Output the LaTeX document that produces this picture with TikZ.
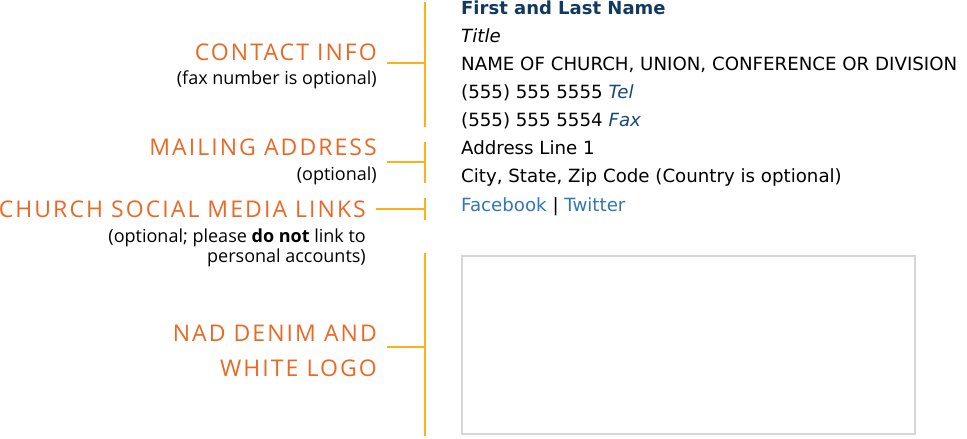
\documentclass[tikz,border=0pt]{standalone}
\usepackage{fontspec}
\setmainfont{Open Sans}
\newfontfamily\sigfont{DejaVu Sans}
\newfontfamily\capsfont[LetterSpace=9]{Open Sans}
\usetikzlibrary{positioning}
\definecolor{labelorange}{RGB}{234,104,36}
\definecolor{bracketgold}{RGB}{252,178,20}
\definecolor{namenavy}{RGB}{18,58,96}
\definecolor{fieldnavy}{RGB}{24,72,122}
\definecolor{linkblue}{RGB}{48,118,184}
\definecolor{boxgray}{RGB}{214,214,214}

\begin{document}
\begin{tikzpicture}[x=1pt, y=-1pt,
    heading/.style={anchor=base east, inner sep=0pt, text=labelorange,
        font=\capsfont\fontsize{23}{23}\selectfont},
    note/.style={anchor=base east, inner sep=0pt, font=\fontsize{18}{20}\selectfont},
    sigline/.style={anchor=base west, inner sep=0pt, font=\sigfont\fontsize{18.2}{18}\selectfont},
    bracket/.style={draw=bracketgold, line width=2pt}]
    \useasboundingbox (0,0) rectangle (967,439);
    % left side labels
    \node[heading] (contact) at (377, 60) {CONTACT INFO};
    \node[note] (faxnote) at (377, 84) {(fax number is optional)};
    \node[heading] (mailing) at (377, 155) {MAILING ADDRESS};
    \node[note] (mailnote) at (377, 180) {(optional)};
    \node[heading] (social) at (366, 217) {CHURCH SOCIAL MEDIA LINKS};
    \node[note] (socialnote) at (366, 242) {(optional; please \textbf{do not} link to};
    \node[note] (socialnote2) at (366, 262) {personal accounts)};
    \node[heading] (logo) at (377, 341) {NAD DENIM AND};
    \node[heading] (logo2) at (377, 376) {WHITE LOGO};
    % signature lines
    \node[sigline, text=namenavy, font=\sigfont\fontsize{18}{18}\selectfont\bfseries] (name) at (461, 14) {First and Last Name};
    \node[sigline] (title) at (461, 42) {\itshape Title};
    \node[sigline] (org) at (461, 70) {NAME OF CHURCH, UNION, CONFERENCE OR DIVISION};
    \node[sigline] (tel) at (461, 98) {(555) 555 5555 \textcolor{fieldnavy}{\itshape Tel}};
    \node[sigline] (fax) at (461, 126) {(555) 555 5554 \textcolor{fieldnavy}{\itshape Fax}};
    \node[sigline] (addr) at (461, 154) {Address Line 1};
    \node[sigline] (city) at (461, 182) {City, State, Zip Code (Country is optional)};
    \node[sigline] (links) at (461, 211) {\textcolor{linkblue}{Facebook} | \textcolor{linkblue}{Twitter}};
    % logo placeholder
    \node[draw=boxgray, line width=2pt, minimum width=453pt, minimum height=178pt,
        anchor=north west, inner sep=0pt] (logobox) at (461, 255) {};
    % brackets
    \coordinate (b1top) at (425, 2);
    \coordinate (b1bot) at (425, 127);
    \coordinate (b1tip) at (387, 63);
    \coordinate (b2top) at (425, 142);
    \coordinate (b2bot) at (425, 183);
    \coordinate (b2tip) at (387, 162);
    \coordinate (b3top) at (425, 198);
    \coordinate (b3bot) at (425, 220);
    \coordinate (b3tip) at (376, 209);
    \coordinate (b4top) at (425, 253);
    \coordinate (b4bot) at (425, 436);
    \coordinate (b4tip) at (387, 347);
    \foreach \b in {b1, b2, b3, b4} {
        \draw[bracket] (\b top) -- (\b bot);
        \draw[bracket] (\b tip) -- (\b top |- \b tip);
    }
\end{tikzpicture}
\end{document}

--------------------------------------------------

[Task details]:
Reproduce every line of the material precisely, omitting its pictures.

[Reply to the exercise]:
Output the LaTeX document that produces this picture with TikZ.
\documentclass[tikz,border=0pt]{standalone}
\usepackage{fontspec}
\setmainfont{Open Sans}
\newfontfamily\sigfont{DejaVu Sans}
\newfontfamily\capsfont[LetterSpace=9]{Open Sans}
\usetikzlibrary{positioning}
\definecolor{labelorange}{RGB}{234,104,36}
\definecolor{bracketgold}{RGB}{252,178,20}
\definecolor{namenavy}{RGB}{18,58,96}
\definecolor{fieldnavy}{RGB}{24,72,122}
\definecolor{linkblue}{RGB}{48,118,184}
\definecolor{boxgray}{RGB}{214,214,214}

\begin{document}
\begin{tikzpicture}[x=1pt, y=-1pt,
    heading/.style={anchor=base east, inner sep=0pt, text=labelorange,
        font=\capsfont\fontsize{23}{23}\selectfont},
    note/.style={anchor=base east, inner sep=0pt, font=\fontsize{18}{20}\selectfont},
    sigline/.style={anchor=base west, inner sep=0pt, font=\sigfont\fontsize{18.2}{18}\selectfont},
    bracket/.style={draw=bracketgold, line width=2pt}]
    \useasboundingbox (0,0) rectangle (967,439);
    % left side labels
    \node[heading] (contact) at (377, 60) {CONTACT INFO};
    \node[note] (faxnote) at (377, 84) {(fax number is optional)};
    \node[heading] (mailing) at (377, 155) {MAILING ADDRESS};
    \node[note] (mailnote) at (377, 180) {(optional)};
    \node[heading] (social) at (366, 217) {CHURCH SOCIAL MEDIA LINKS};
    \node[note] (socialnote) at (366, 242) {(optional; please \textbf{do not} link to};
    \node[note] (socialnote2) at (366, 262) {personal accounts)};
    \node[heading] (logo) at (377, 341) {NAD DENIM AND};
    \node[heading] (logo2) at (377, 376) {WHITE LOGO};
    % signature lines
    \node[sigline, text=namenavy, font=\sigfont\fontsize{18}{18}\selectfont\bfseries] (name) at (461, 14) {First and Last Name};
    \node[sigline] (title) at (461, 42) {\itshape Title};
    \node[sigline] (org) at (461, 70) {NAME OF CHURCH, UNION, CONFERENCE OR DIVISION};
    \node[sigline] (tel) at (461, 98) {(555) 555 5555 \textcolor{fieldnavy}{\itshape Tel}};
    \node[sigline] (fax) at (461, 126) {(555) 555 5554 \textcolor{fieldnavy}{\itshape Fax}};
    \node[sigline] (addr) at (461, 154) {Address Line 1};
    \node[sigline] (city) at (461, 182) {City, State, Zip Code (Country is optional)};
    \node[sigline] (links) at (461, 211) {\textcolor{linkblue}{Facebook} | \textcolor{linkblue}{Twitter}};
    % logo placeholder
    \node[draw=boxgray, line width=2pt, minimum width=453pt, minimum height=178pt,
        anchor=north west, inner sep=0pt] (logobox) at (461, 255) {};
    % brackets
    \coordinate (b1top) at (425, 2);
    \coordinate (b1bot) at (425, 127);
    \coordinate (b1tip) at (387, 63);
    \coordinate (b2top) at (425, 142);
    \coordinate (b2bot) at (425, 183);
    \coordinate (b2tip) at (387, 162);
    \coordinate (b3top) at (425, 198);
    \coordinate (b3bot) at (425, 220);
    \coordinate (b3tip) at (376, 209);
    \coordinate (b4top) at (425, 253);
    \coordinate (b4bot) at (425, 436);
    \coordinate (b4tip) at (387, 347);
    \foreach \b in {b1, b2, b3, b4} {
        \draw[bracket] (\b top) -- (\b bot);
        \draw[bracket] (\b tip) -- (\b top |- \b tip);
    }
\end{tikzpicture}
\end{document}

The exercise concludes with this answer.